_THE EXERCISE_
Quote the data below in full, minus the images.

_INFORMATION SUPPLIED_
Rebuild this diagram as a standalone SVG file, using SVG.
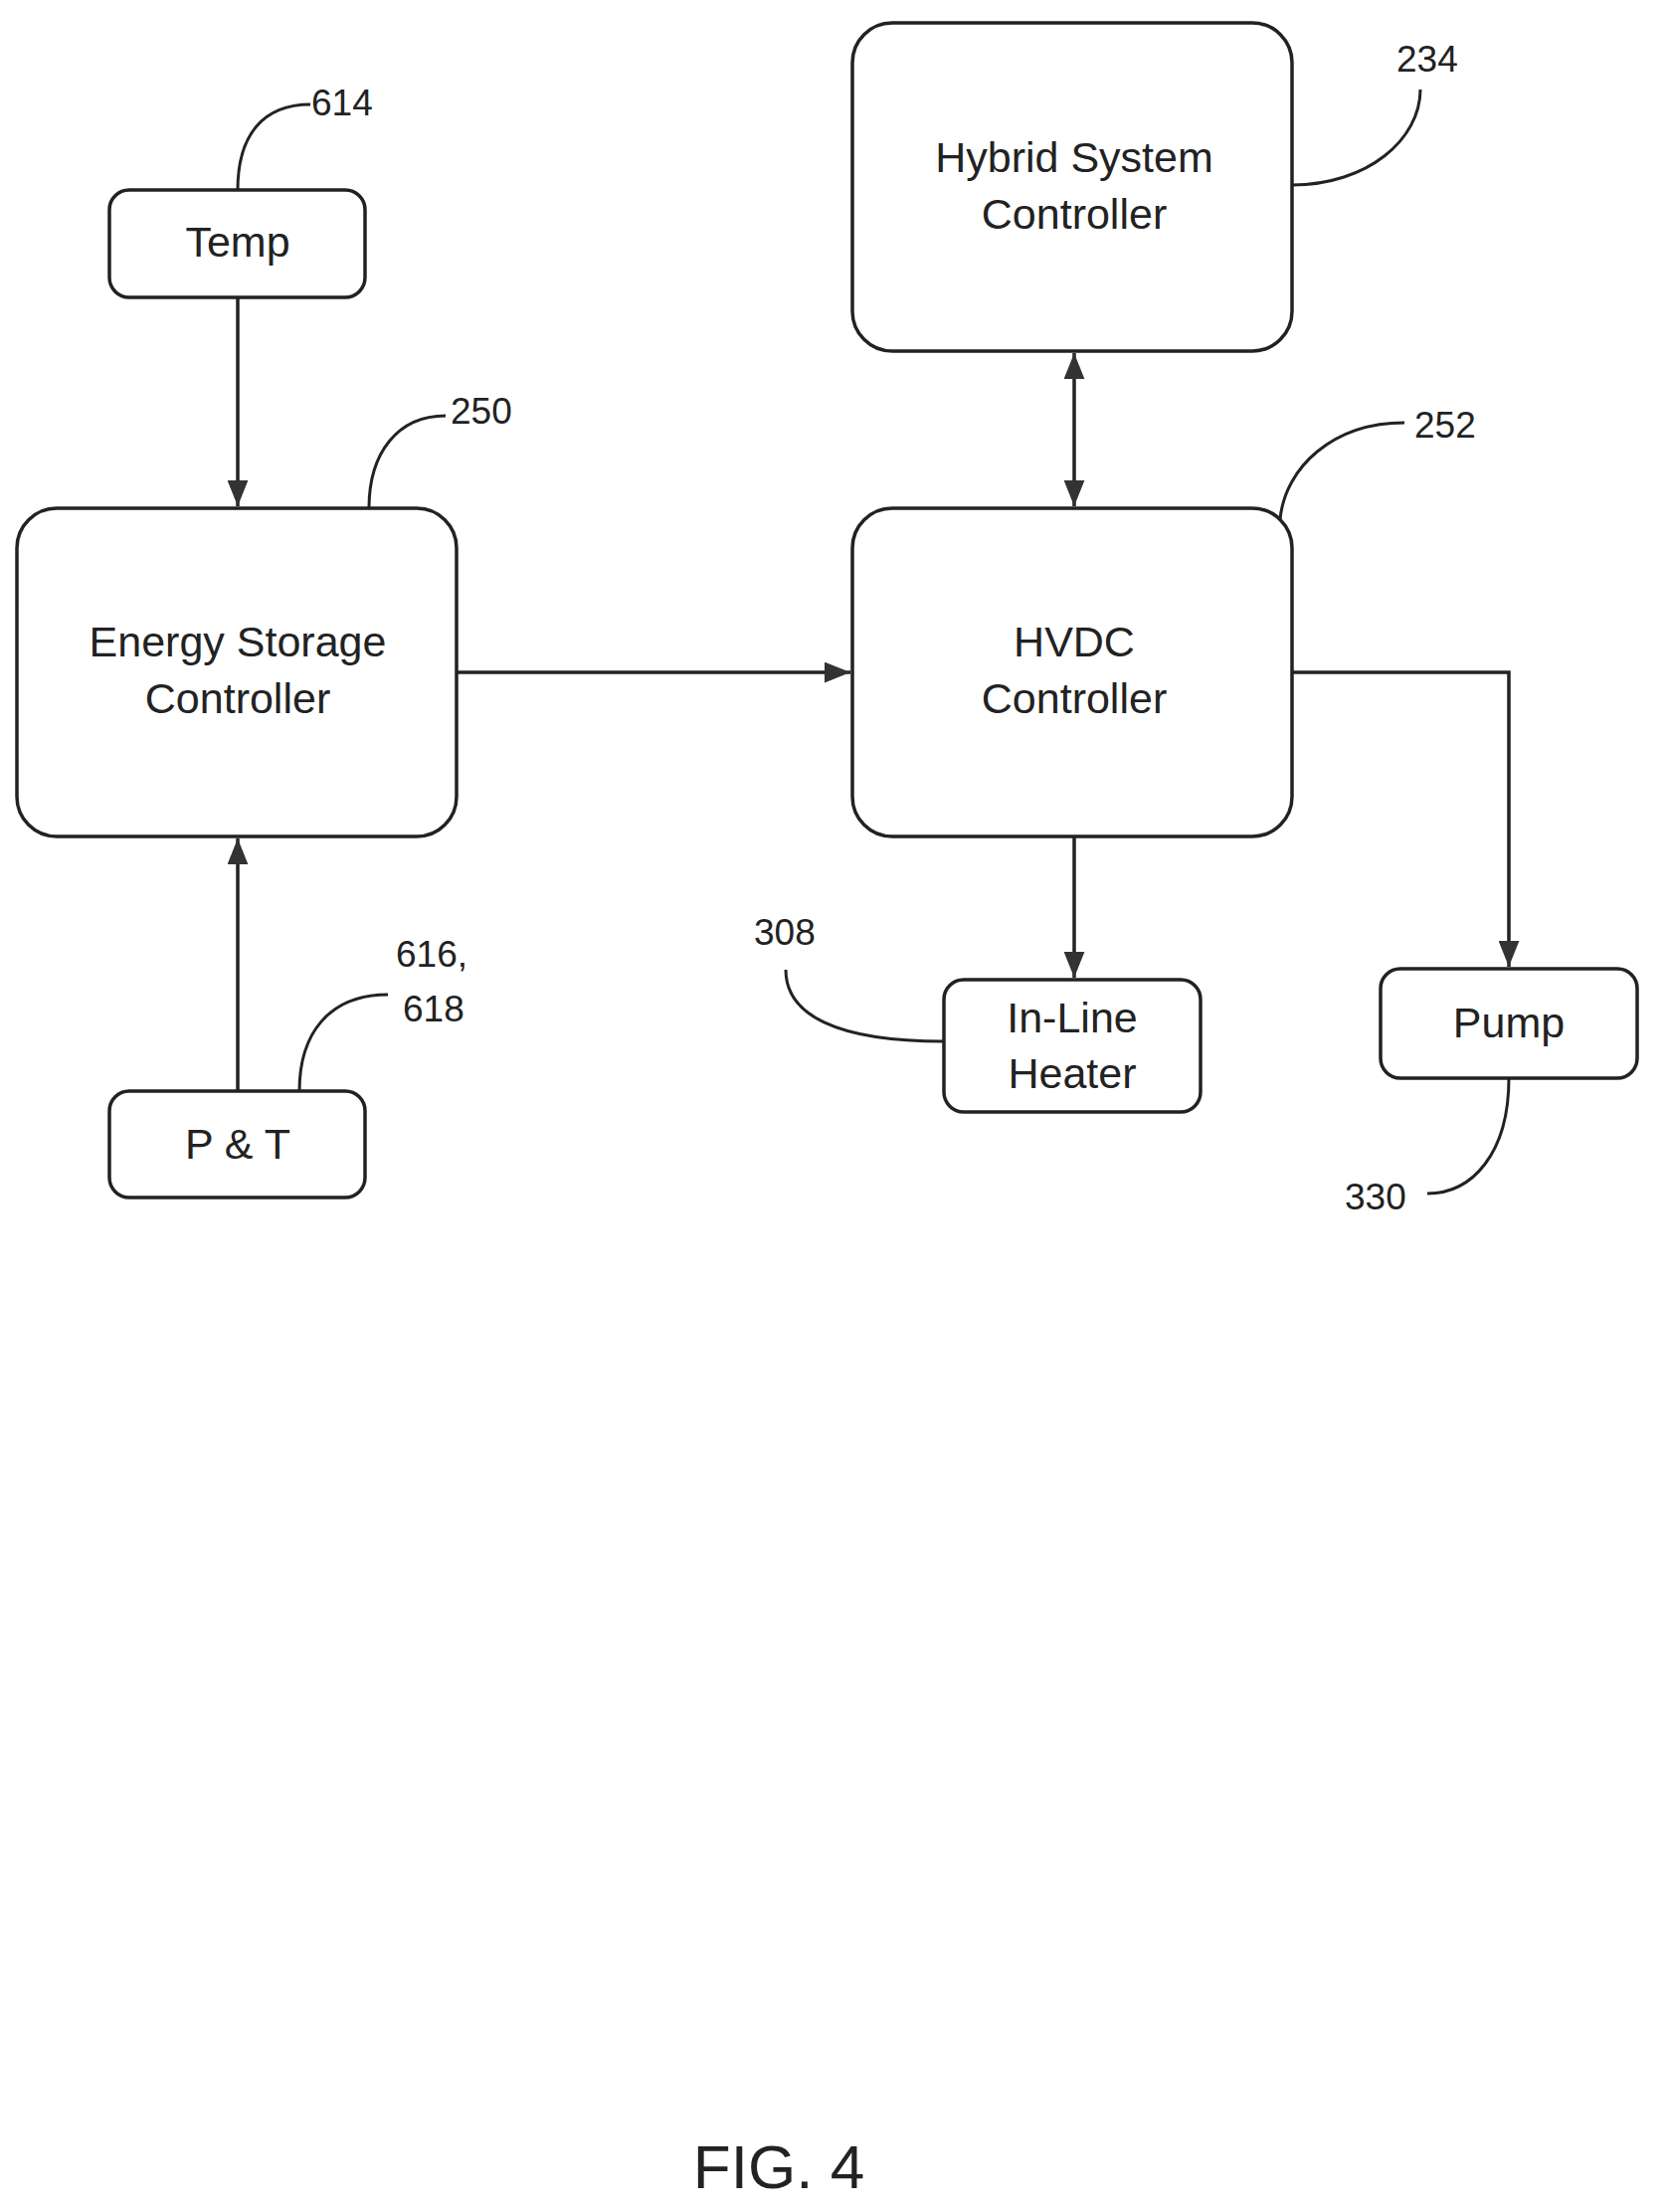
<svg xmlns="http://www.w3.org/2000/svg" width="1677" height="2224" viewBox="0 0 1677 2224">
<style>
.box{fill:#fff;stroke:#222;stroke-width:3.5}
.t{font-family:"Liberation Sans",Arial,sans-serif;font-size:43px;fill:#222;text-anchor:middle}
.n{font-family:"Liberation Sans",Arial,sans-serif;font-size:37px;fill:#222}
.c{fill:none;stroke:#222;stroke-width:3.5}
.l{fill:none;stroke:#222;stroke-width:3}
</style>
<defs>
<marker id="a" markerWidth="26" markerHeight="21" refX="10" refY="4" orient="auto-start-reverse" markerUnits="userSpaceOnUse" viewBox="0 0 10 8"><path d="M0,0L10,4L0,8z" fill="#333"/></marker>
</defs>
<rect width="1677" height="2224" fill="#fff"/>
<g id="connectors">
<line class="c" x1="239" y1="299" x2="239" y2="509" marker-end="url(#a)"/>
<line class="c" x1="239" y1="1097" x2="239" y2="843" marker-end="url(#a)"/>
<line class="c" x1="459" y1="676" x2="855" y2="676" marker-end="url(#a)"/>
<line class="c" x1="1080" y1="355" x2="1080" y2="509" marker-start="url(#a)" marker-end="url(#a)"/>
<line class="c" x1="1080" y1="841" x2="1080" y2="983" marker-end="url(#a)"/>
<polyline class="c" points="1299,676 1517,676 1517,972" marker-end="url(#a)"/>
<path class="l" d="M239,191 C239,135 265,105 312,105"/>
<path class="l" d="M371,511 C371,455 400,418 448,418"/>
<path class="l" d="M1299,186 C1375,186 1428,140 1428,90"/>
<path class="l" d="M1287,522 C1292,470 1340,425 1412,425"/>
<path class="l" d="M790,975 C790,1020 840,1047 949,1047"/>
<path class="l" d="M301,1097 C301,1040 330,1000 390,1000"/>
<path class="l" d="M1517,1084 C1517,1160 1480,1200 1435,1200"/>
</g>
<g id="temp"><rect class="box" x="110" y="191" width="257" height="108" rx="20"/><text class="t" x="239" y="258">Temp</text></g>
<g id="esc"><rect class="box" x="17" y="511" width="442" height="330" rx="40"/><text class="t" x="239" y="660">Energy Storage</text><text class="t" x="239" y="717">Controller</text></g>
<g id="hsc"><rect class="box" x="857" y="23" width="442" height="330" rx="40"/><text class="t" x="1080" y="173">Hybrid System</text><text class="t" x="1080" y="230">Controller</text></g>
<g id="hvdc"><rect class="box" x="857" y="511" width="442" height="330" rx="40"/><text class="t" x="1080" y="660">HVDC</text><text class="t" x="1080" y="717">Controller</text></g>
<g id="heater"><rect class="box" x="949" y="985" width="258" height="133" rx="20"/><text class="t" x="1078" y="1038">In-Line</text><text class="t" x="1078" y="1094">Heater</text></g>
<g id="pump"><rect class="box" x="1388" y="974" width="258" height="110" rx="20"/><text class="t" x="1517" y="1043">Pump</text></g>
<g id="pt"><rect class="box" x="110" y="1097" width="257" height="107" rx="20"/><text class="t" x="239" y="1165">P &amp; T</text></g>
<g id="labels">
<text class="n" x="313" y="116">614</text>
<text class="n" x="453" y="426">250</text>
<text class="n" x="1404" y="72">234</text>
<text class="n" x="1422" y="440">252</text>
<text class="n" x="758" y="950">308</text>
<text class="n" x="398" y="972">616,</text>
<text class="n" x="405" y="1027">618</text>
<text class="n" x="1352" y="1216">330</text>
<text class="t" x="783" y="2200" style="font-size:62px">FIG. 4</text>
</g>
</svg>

_THE RESPONSE_
Rebuild this diagram as a standalone SVG file, using SVG.
<svg xmlns="http://www.w3.org/2000/svg" width="1677" height="2224" viewBox="0 0 1677 2224">
<style>
.box{fill:#fff;stroke:#222;stroke-width:3.5}
.t{font-family:"Liberation Sans",Arial,sans-serif;font-size:43px;fill:#222;text-anchor:middle}
.n{font-family:"Liberation Sans",Arial,sans-serif;font-size:37px;fill:#222}
.c{fill:none;stroke:#222;stroke-width:3.5}
.l{fill:none;stroke:#222;stroke-width:3}
</style>
<defs>
<marker id="a" markerWidth="26" markerHeight="21" refX="10" refY="4" orient="auto-start-reverse" markerUnits="userSpaceOnUse" viewBox="0 0 10 8"><path d="M0,0L10,4L0,8z" fill="#333"/></marker>
</defs>
<rect width="1677" height="2224" fill="#fff"/>
<g id="connectors">
<line class="c" x1="239" y1="299" x2="239" y2="509" marker-end="url(#a)"/>
<line class="c" x1="239" y1="1097" x2="239" y2="843" marker-end="url(#a)"/>
<line class="c" x1="459" y1="676" x2="855" y2="676" marker-end="url(#a)"/>
<line class="c" x1="1080" y1="355" x2="1080" y2="509" marker-start="url(#a)" marker-end="url(#a)"/>
<line class="c" x1="1080" y1="841" x2="1080" y2="983" marker-end="url(#a)"/>
<polyline class="c" points="1299,676 1517,676 1517,972" marker-end="url(#a)"/>
<path class="l" d="M239,191 C239,135 265,105 312,105"/>
<path class="l" d="M371,511 C371,455 400,418 448,418"/>
<path class="l" d="M1299,186 C1375,186 1428,140 1428,90"/>
<path class="l" d="M1287,522 C1292,470 1340,425 1412,425"/>
<path class="l" d="M790,975 C790,1020 840,1047 949,1047"/>
<path class="l" d="M301,1097 C301,1040 330,1000 390,1000"/>
<path class="l" d="M1517,1084 C1517,1160 1480,1200 1435,1200"/>
</g>
<g id="temp"><rect class="box" x="110" y="191" width="257" height="108" rx="20"/><text class="t" x="239" y="258">Temp</text></g>
<g id="esc"><rect class="box" x="17" y="511" width="442" height="330" rx="40"/><text class="t" x="239" y="660">Energy Storage</text><text class="t" x="239" y="717">Controller</text></g>
<g id="hsc"><rect class="box" x="857" y="23" width="442" height="330" rx="40"/><text class="t" x="1080" y="173">Hybrid System</text><text class="t" x="1080" y="230">Controller</text></g>
<g id="hvdc"><rect class="box" x="857" y="511" width="442" height="330" rx="40"/><text class="t" x="1080" y="660">HVDC</text><text class="t" x="1080" y="717">Controller</text></g>
<g id="heater"><rect class="box" x="949" y="985" width="258" height="133" rx="20"/><text class="t" x="1078" y="1038">In-Line</text><text class="t" x="1078" y="1094">Heater</text></g>
<g id="pump"><rect class="box" x="1388" y="974" width="258" height="110" rx="20"/><text class="t" x="1517" y="1043">Pump</text></g>
<g id="pt"><rect class="box" x="110" y="1097" width="257" height="107" rx="20"/><text class="t" x="239" y="1165">P &amp; T</text></g>
<g id="labels">
<text class="n" x="313" y="116">614</text>
<text class="n" x="453" y="426">250</text>
<text class="n" x="1404" y="72">234</text>
<text class="n" x="1422" y="440">252</text>
<text class="n" x="758" y="950">308</text>
<text class="n" x="398" y="972">616,</text>
<text class="n" x="405" y="1027">618</text>
<text class="n" x="1352" y="1216">330</text>
<text class="t" x="783" y="2200" style="font-size:62px">FIG. 4</text>
</g>
</svg>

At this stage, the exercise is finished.